═══ SOURCE MATERIAL
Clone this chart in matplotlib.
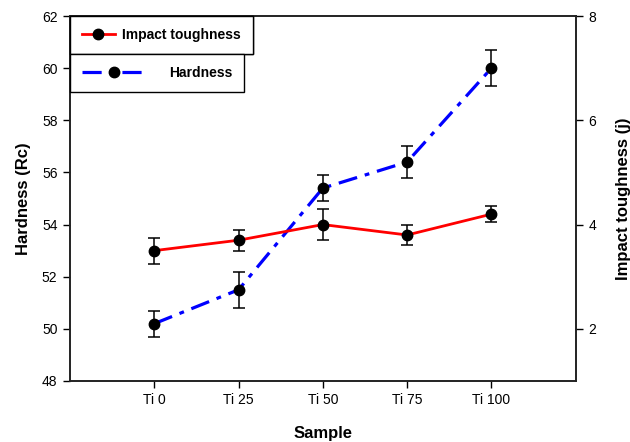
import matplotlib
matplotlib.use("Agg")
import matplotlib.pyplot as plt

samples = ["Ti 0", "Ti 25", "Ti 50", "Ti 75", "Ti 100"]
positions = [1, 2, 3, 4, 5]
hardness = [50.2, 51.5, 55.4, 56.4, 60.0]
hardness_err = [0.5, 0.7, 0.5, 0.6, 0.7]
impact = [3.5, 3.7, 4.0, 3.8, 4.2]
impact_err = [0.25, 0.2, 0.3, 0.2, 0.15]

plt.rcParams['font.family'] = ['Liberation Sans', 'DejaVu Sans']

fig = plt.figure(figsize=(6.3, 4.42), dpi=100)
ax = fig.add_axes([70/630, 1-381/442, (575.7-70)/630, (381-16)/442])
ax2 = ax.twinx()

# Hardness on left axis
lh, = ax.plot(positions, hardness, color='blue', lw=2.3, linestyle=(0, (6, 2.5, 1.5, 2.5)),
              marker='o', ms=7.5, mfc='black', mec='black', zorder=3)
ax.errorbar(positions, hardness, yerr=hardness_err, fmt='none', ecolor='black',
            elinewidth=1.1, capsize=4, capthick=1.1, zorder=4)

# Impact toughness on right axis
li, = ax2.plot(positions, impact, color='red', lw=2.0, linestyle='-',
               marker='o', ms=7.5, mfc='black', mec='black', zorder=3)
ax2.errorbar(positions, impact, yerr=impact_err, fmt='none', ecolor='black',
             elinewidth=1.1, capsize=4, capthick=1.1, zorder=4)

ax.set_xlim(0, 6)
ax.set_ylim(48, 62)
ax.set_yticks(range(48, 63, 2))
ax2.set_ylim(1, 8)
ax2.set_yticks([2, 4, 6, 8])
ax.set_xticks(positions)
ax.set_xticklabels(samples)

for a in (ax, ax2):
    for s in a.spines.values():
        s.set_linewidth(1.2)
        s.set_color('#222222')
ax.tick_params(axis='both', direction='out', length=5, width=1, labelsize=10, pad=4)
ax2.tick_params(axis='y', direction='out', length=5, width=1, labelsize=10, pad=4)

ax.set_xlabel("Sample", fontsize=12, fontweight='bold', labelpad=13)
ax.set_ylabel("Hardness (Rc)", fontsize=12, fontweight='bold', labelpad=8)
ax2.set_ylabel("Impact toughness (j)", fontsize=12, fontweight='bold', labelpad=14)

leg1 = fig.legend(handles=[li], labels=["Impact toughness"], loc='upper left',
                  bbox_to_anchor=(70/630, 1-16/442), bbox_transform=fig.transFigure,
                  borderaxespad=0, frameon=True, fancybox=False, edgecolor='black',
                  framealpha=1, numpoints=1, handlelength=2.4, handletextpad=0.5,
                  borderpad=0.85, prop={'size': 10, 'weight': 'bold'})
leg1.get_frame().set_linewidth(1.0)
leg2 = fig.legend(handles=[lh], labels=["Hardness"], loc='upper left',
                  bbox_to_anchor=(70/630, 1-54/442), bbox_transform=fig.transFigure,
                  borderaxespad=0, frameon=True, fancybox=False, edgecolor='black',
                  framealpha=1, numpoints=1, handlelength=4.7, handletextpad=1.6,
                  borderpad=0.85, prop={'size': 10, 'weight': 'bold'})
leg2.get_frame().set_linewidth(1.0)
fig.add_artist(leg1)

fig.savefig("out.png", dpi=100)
══════
TASK OBJECTIVE: Give again, exactly, the lines from the start of the data through the one holding "fontsize=12, fontweight='bold', labelpad=14)"; omit the pictures.

RESULT OF THIS TASK:
Clone this chart in matplotlib.
import matplotlib
matplotlib.use("Agg")
import matplotlib.pyplot as plt

samples = ["Ti 0", "Ti 25", "Ti 50", "Ti 75", "Ti 100"]
positions = [1, 2, 3, 4, 5]
hardness = [50.2, 51.5, 55.4, 56.4, 60.0]
hardness_err = [0.5, 0.7, 0.5, 0.6, 0.7]
impact = [3.5, 3.7, 4.0, 3.8, 4.2]
impact_err = [0.25, 0.2, 0.3, 0.2, 0.15]

plt.rcParams['font.family'] = ['Liberation Sans', 'DejaVu Sans']

fig = plt.figure(figsize=(6.3, 4.42), dpi=100)
ax = fig.add_axes([70/630, 1-381/442, (575.7-70)/630, (381-16)/442])
ax2 = ax.twinx()

# Hardness on left axis
lh, = ax.plot(positions, hardness, color='blue', lw=2.3, linestyle=(0, (6, 2.5, 1.5, 2.5)),
              marker='o', ms=7.5, mfc='black', mec='black', zorder=3)
ax.errorbar(positions, hardness, yerr=hardness_err, fmt='none', ecolor='black',
            elinewidth=1.1, capsize=4, capthick=1.1, zorder=4)

# Impact toughness on right axis
li, = ax2.plot(positions, impact, color='red', lw=2.0, linestyle='-',
               marker='o', ms=7.5, mfc='black', mec='black', zorder=3)
ax2.errorbar(positions, impact, yerr=impact_err, fmt='none', ecolor='black',
             elinewidth=1.1, capsize=4, capthick=1.1, zorder=4)

ax.set_xlim(0, 6)
ax.set_ylim(48, 62)
ax.set_yticks(range(48, 63, 2))
ax2.set_ylim(1, 8)
ax2.set_yticks([2, 4, 6, 8])
ax.set_xticks(positions)
ax.set_xticklabels(samples)

for a in (ax, ax2):
    for s in a.spines.values():
        s.set_linewidth(1.2)
        s.set_color('#222222')
ax.tick_params(axis='both', direction='out', length=5, width=1, labelsize=10, pad=4)
ax2.tick_params(axis='y', direction='out', length=5, width=1, labelsize=10, pad=4)

ax.set_xlabel("Sample", fontsize=12, fontweight='bold', labelpad=13)
ax.set_ylabel("Hardness (Rc)", fontsize=12, fontweight='bold', labelpad=8)
ax2.set_ylabel("Impact toughness (j)", fontsize=12, fontweight='bold', labelpad=14)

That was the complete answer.